* [What needs to be done]: Starting at the first line of the listing below, repeat each line exactly until the line containing "36.35, 36.4, 36.3, 36.0, 35.6, 34.7, 33.8, 32.6, 31.4, 30.3]", which you include. Leave out pictures.

Start of Source material

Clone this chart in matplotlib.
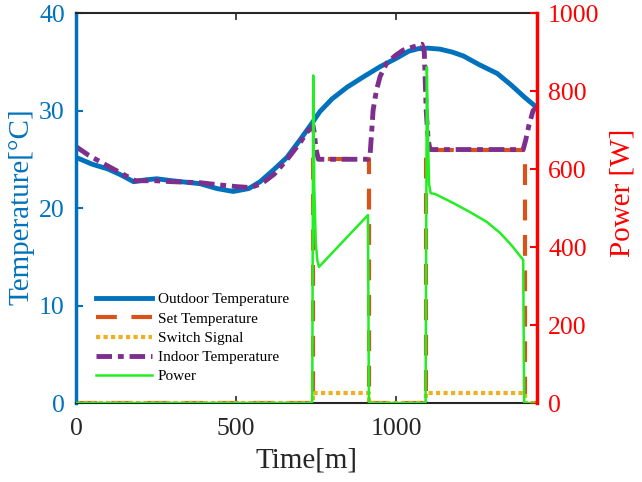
import matplotlib.pyplot as plt

plt.rcParams['font.family'] = ['Liberation Serif', 'DejaVu Serif']

# outdoor temperature [°C] vs time [min]
t_out = [0, 50, 100, 140, 180, 220, 252, 300, 387, 440, 491, 540, 575, 620, 659,
         700, 737, 762, 800, 847, 900, 950, 1003, 1040, 1070, 1100, 1137, 1175,
         1210, 1260, 1316, 1360, 1400, 1440]
temp_out = [25.2, 24.5, 24.0, 23.4, 22.7, 22.9, 23.0, 22.8, 22.5, 22.0, 21.7, 22.0,
            22.7, 24.0, 25.2, 27.0, 28.7, 29.9, 31.2, 32.4, 33.5, 34.5, 35.4, 36.1,
            36.35, 36.4, 36.3, 36.0, 35.6, 34.7, 33.8, 32.6, 31.4, 30.3]

# indoor temperature [°C]
t_in = [0, 40, 100, 185, 250, 300, 387, 440, 500, 545, 580, 620, 660, 700, 722,
        741, 745, 750, 757, 912, 919, 924, 928, 938, 950, 971, 1000, 1022, 1050,
        1081, 1088, 1094, 1100, 1106, 1397, 1405, 1415, 1428, 1440]
temp_in = [26.3, 25.4, 24.3, 22.8, 22.8, 22.7, 22.6, 22.4, 22.2, 22.1, 22.5, 23.5,
           25.0, 26.7, 27.8, 28.4, 27.5, 26.0, 25.0, 25.0, 25.6, 28.0, 30.0, 32.0,
           33.5, 34.9, 35.7, 36.2, 36.5, 36.8, 36.0, 30.0, 27.0, 26.0, 26.0, 27.0,
           28.5, 30.0, 30.4]

# set temperature [°C] and switch signal (on/off)
t_set = [0, 740, 740, 915, 915, 1093, 1093, 1402, 1402, 1440]
temp_set = [0, 0, 25, 25, 0, 0, 26, 26, 0, 0]
switch = [0, 0, 1, 1, 0, 0, 1, 1, 0, 0]

# power [W]
t_pow = [0, 738, 741, 744, 749, 754, 759, 912, 915, 1092, 1096, 1099, 1103, 1108,
         1122, 1178, 1230, 1284, 1325, 1360, 1397, 1400, 1440]
power = [0, 0, 840, 560, 410, 365, 349, 482, 0, 0, 862, 700, 560, 538,
         536, 513, 490, 464, 436, 405, 367, 0, 0]

blue = '#0072BD'
orange = '#D95319'
yellow = '#EDB120'
purple = '#7E2F8E'
green = '#22EE22'
red = '#FF0000'
dark = '#262626'

fig = plt.figure(figsize=(6.42, 4.82), dpi=100)
ax = fig.add_axes([0.1184, 0.1639, 0.718, 0.809])
ax2 = ax.twinx()

l1, = ax.plot(t_out, temp_out, color=blue, lw=3.5, label='Outdoor Temperature')
l2, = ax.plot(t_set, temp_set, color=orange, lw=3, dashes=(5, 3.5), label='Set Temperature')
l3, = ax.plot(t_set, switch, color=yellow, lw=3, dashes=(1, 0.8), label='Switch Signal')
l4, = ax.plot(t_in, temp_in, color=purple, lw=3.5, dashes=(3.2, 1.2, 1.2, 1.2),
              label='Indoor Temperature')
l5, = ax2.plot(t_pow, power, color=green, lw=1.8, label='Power')

ax.set_xlim(0, 1440)
ax.set_ylim(0, 40)
ax2.set_ylim(0, 1000)
ax.set_xticks([0, 500, 1000])
ax.set_yticks([0, 10, 20, 30, 40])
ax2.set_yticks([0, 200, 400, 600, 800, 1000])

ax.tick_params(axis='x', direction='in', top=True, length=5, width=1.2, colors=dark,
               labelsize=18.5, pad=11)
ax.tick_params(axis='y', direction='in', length=5, width=1.5, colors=blue,
               labelsize=18.5, pad=8)
ax2.tick_params(axis='y', direction='in', length=5, width=1.5, colors=red,
                labelsize=18.5, pad=8)

for s in ['top', 'bottom']:
    ax.spines[s].set_color(dark)
    ax.spines[s].set_linewidth(1.5)
    ax2.spines[s].set_visible(False)
ax.spines['left'].set_color(blue)
ax.spines['left'].set_linewidth(2.5)
ax.spines['right'].set_visible(False)
ax2.spines['left'].set_visible(False)
ax2.spines['right'].set_color(red)
ax2.spines['right'].set_linewidth(2.5)

ax.set_xlabel('Time[m]', fontsize=21, color=dark)
ax.set_ylabel('Temperature[°C]', fontsize=21, color=blue)
ax2.set_ylabel('Power [W]', fontsize=21, color=red, rotation=90)
ax.xaxis.set_label_coords(0.5, -0.115)
ax.yaxis.set_label_coords(-0.09, 0.503)
ax2.yaxis.set_label_coords(1.158, 0.538)

ax2.legend(handles=[l1, l2, l3, l4, l5], frameon=False, loc='lower left',
           bbox_to_anchor=(0.03, 0.035), fontsize=11, handlelength=3.7,
           handletextpad=0.35, labelspacing=0.36, borderaxespad=0)

fig.savefig('out.png', dpi=100)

End of Source material

* [Written response]:
Clone this chart in matplotlib.
import matplotlib.pyplot as plt

plt.rcParams['font.family'] = ['Liberation Serif', 'DejaVu Serif']

# outdoor temperature [°C] vs time [min]
t_out = [0, 50, 100, 140, 180, 220, 252, 300, 387, 440, 491, 540, 575, 620, 659,
         700, 737, 762, 800, 847, 900, 950, 1003, 1040, 1070, 1100, 1137, 1175,
         1210, 1260, 1316, 1360, 1400, 1440]
temp_out = [25.2, 24.5, 24.0, 23.4, 22.7, 22.9, 23.0, 22.8, 22.5, 22.0, 21.7, 22.0,
            22.7, 24.0, 25.2, 27.0, 28.7, 29.9, 31.2, 32.4, 33.5, 34.5, 35.4, 36.1,
            36.35, 36.4, 36.3, 36.0, 35.6, 34.7, 33.8, 32.6, 31.4, 30.3]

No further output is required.